I had an experience back in 2005 that I’ve never forgotten. Honestly, it’s probably something very few people have ever heard of. You always hear about Bigfoot, Mothman, or the standard cryptids, but let me ask you this: Have you ever heard of a wereowl?
I’m not sure what else to call what I saw. I’ve rarely talked about it because I know exactly how it sounds, but I know what I saw.
This happened when I was living up near the mountains outside of Evarts, Kentucky. I used to do maintenance work on some cabins farther up the ridge roads. A lot of those places sit completely isolated once summer ends. No neighbors, no traffic, nothin but deep woods.
One November evening, I was driving back down the ridge after checking on a property. The owners had called because they thought somebody had been messing around up there; they’d been finding doors left open and trash knocked over. It was already pitch black by the time I headed out.
On the way down, I stopped at a pull-off because I thought I heard an owl. That’s normal out there, especially barred owls, but this sound was strange. It wasn’t loud, exactly. It sounded more like a person trying to sound like an owl.
I sat there listening. A minute later, I heard it again farther down the hill the exact same call. No variation at all. It sounded completely rehearsed.
That’s what got my attention. Thinking maybe someone was hunting illegally or just messing around, I grabbed my flashlight and stepped out of the truck. I walked maybe twenty yards off the road, and that’s when I noticed how dead quiet everything had gone. No bugs. No wind. Absolute silence.
Then, my flashlight beam hit something up in the trees.
At first, I thought it was just a massive owl sitting on a branch, but the proportions were all wrong. It was too tall, perched upright almost like a person crouching. I distinctly remember seeing long legs hanging far below the branch.
Then, it moved.
It didn’t fly. It stood up.
That’s the part I still can’t explain properly. Whatever it was unfolded upward until it looked almost human-sized. I’d guess at least six feet tall. But the face is what bothered me most. It had feathers, but underneath them, the structure looked weirdly human. It had a flat face around the beak area and forward-facing eyes. Its head turned, tracking me with a look that felt far too intelligent.
I froze, my brain completely unable to process what I was looking at. Then, it blinked sideways. Like an owl.
I began backing toward my truck, never breaking eye contact. The whole time, it just watched me, completely silent. When I finally reached the road, it suddenly dropped from the branch.
It was totally, utterly silent. Something that large should have made a massive crash hitting the forest floor, but there was nothing. It just vanished into the dark below the trees.
I got into my truck and tore down the mountain. But about halfway down, I stopped again. I could have sworn I heard a voice faintly calling my name from the pitch black of the woods.
Just a soft, “Hey.” And then my name.
I knew nobody was out there. I slammed on the gas and didn’t stop until I got home.
When I got back, I decided to tell my uncle. He’s lived in those mountains his entire life and is a no-nonsense guy who doesn’t believe in cryptids, so I fully expected him to laugh and tell me my eyes were playing tricks on me.

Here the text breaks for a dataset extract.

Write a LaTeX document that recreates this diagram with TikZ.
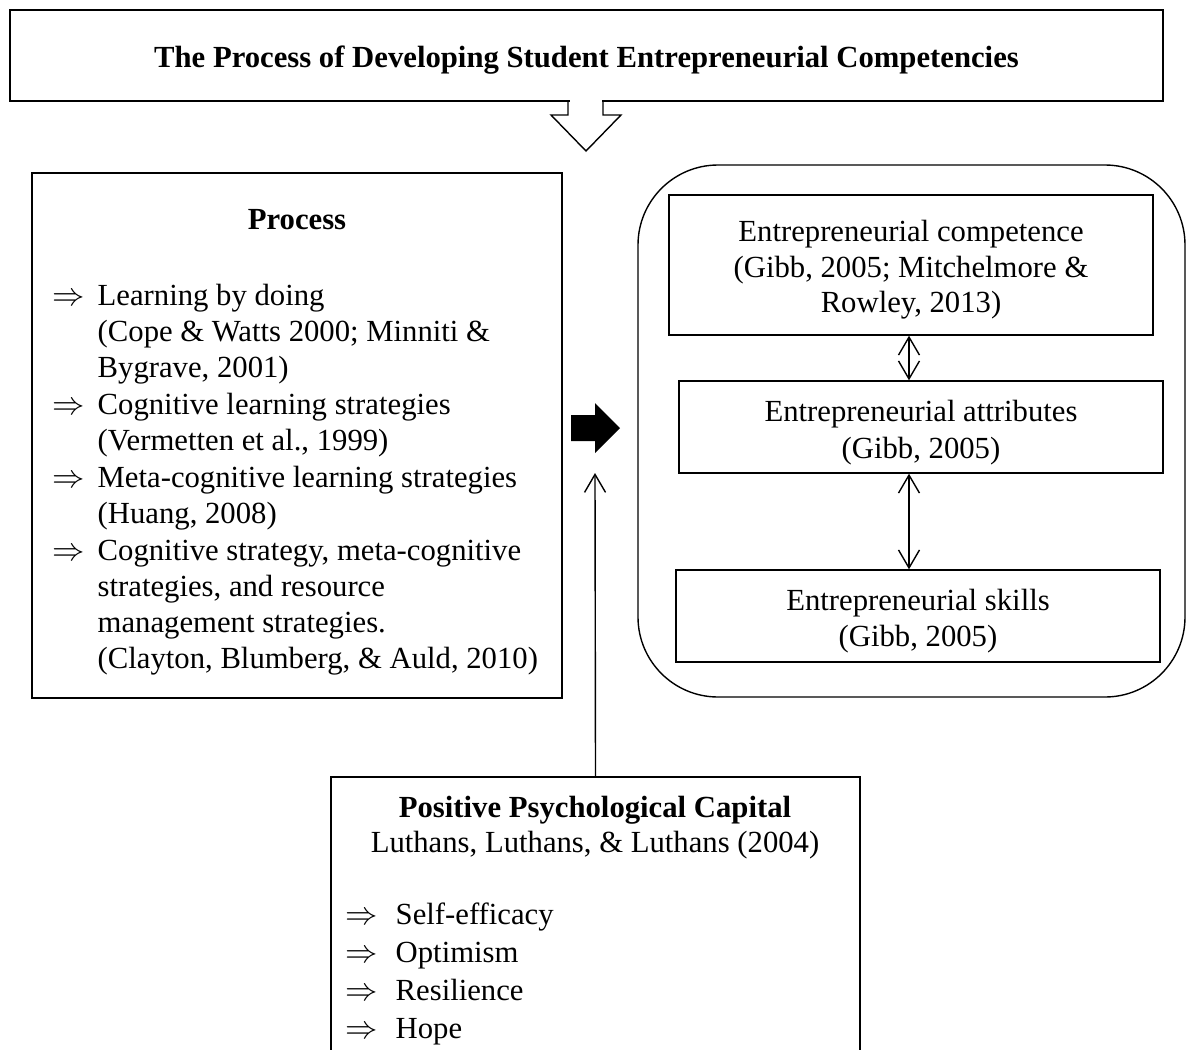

Instead, he listened to the whole story without breaking a smile. When I finished, he sat there for a second, a heavy silence hanging between us.
“Did it have long legs?” he asked.
“Yeah,” I replied.
“Did its face look flat like a person’s under the feathers?”
My stomach completely dropped. I hadn’t even detailed the facial structure to him yet.
He nodded and leaned back in his chair real slow, clearly debating how much he wanted to share. “My daddy used to talk about something like that,” he said quietly.
He told me that my grandfather and a few other men had seen one back in the late 1950s while raccoon hunting near the state line, over toward the Great Smoky Mountains. They had spotted a tall, upright figure in the woods and initially thought it was a man. But then the hunting dogs started whining, terrified, refusing to go any farther.
My grandfather had described the entity as looking “like an owl stretched into the shape of a man.” They watched it for about fifteen seconds before it simply stepped sideways behind a massive tree and disappeared. What always haunted them was the lack of sound. It moved like a ghost.
My uncle told me the old-timers used to call them “night watchers.” They said they stayed deep in the holloers and usually only showed themselves if someone was entirely alone, or in imminent danger.
He looked at me dead in the eye and gave me a warning I still remember word for word: “If you ever hear something in the woods trying to sound human, and it don’t sound quite right, you leave.”
He told me to stay off that ridge after dark, and that was the end of the conversation. A few weeks later, the property owner called me again, complaining that something heavy had been getting onto his porch roof at night heavy enough to shake the rafters. I quit taking jobs up there after sunset.
My uncle refused to talk about it ever again, and honestly, that bothers me more than the encounter itself. I still feel like I’m missing a massive piece of the puzzle. What are these Owl People? Where do they come from? And most importantly, what are they watching for in those deep mountain hollers?